I valori più elevati sono stati raggiunti nelle Valli di Lanzo, dove il pluviometro UIPO installato alla Centrale elettrica di Piansoletti ha raccolto da venerdì 13 ottobre a lunedì 16, 720 mm; in Valle Orco, con oltre 600 mm a Ceresole Reale e Noasca; e ancora 735 mm sono stati misurati dalla stazione automatica della rete regionale sita a Bognanco, a ovest di Domodossola.
E’ inutile lanciarsi ora in frettolose definizioni di eccezionalità. Chi conosce i metodi di statistica climatologica sa che bisognerà attendere il reperimento e lo spoglio di tutti i dati disponibili (non solo quello delle stazioni automatiche in telemisura della rete regionale che hanno consentito una rapida ed efficace comunicazione dei dati, ma rappresentano solo una porzione del territorio; esistono molti altri pluviografi e pluviometri i cui dati capillari consentiranno una più dettagliata costruzione della carta delle isoiete e la valutazione del solido di pioggia. Non abbiamo peraltro ancora dati dalla martoriata Valle d’Aosta).
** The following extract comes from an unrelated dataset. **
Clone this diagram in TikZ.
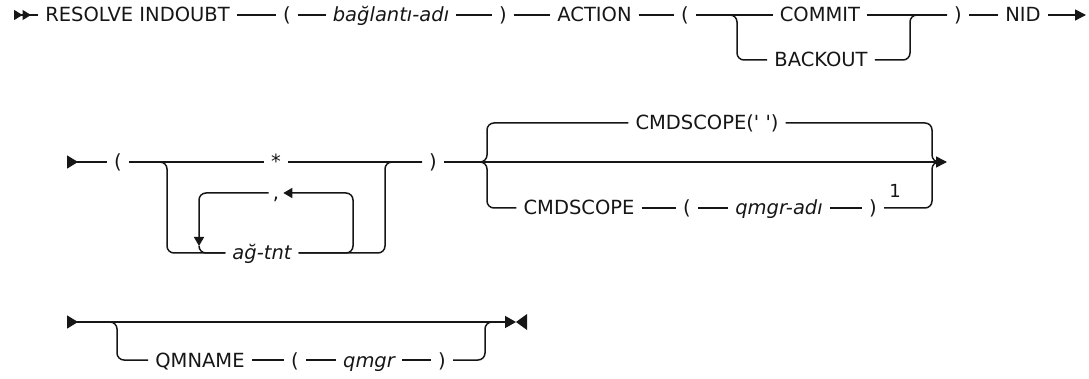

L’impressione “a umido” è che i valori dell’ordine di 700 mm abbiano sforato i massimi noti per la somma di 3-4 giorni consecutivi, anche se non mancano in passato quantità confrontabili (sia l’evento del settembre 1993, sia quello del novembre 1994, per esempio, presentarono valori massimi di circa 600 mm), tuttavia, l’elemento di eccezionalità sembrerebbe la vasta estensione contemporaneamente interessata da piogge così abbondanti ed intense, che nelle precedenti alluvioni erano risultate limitate a singoli scrosci isolati.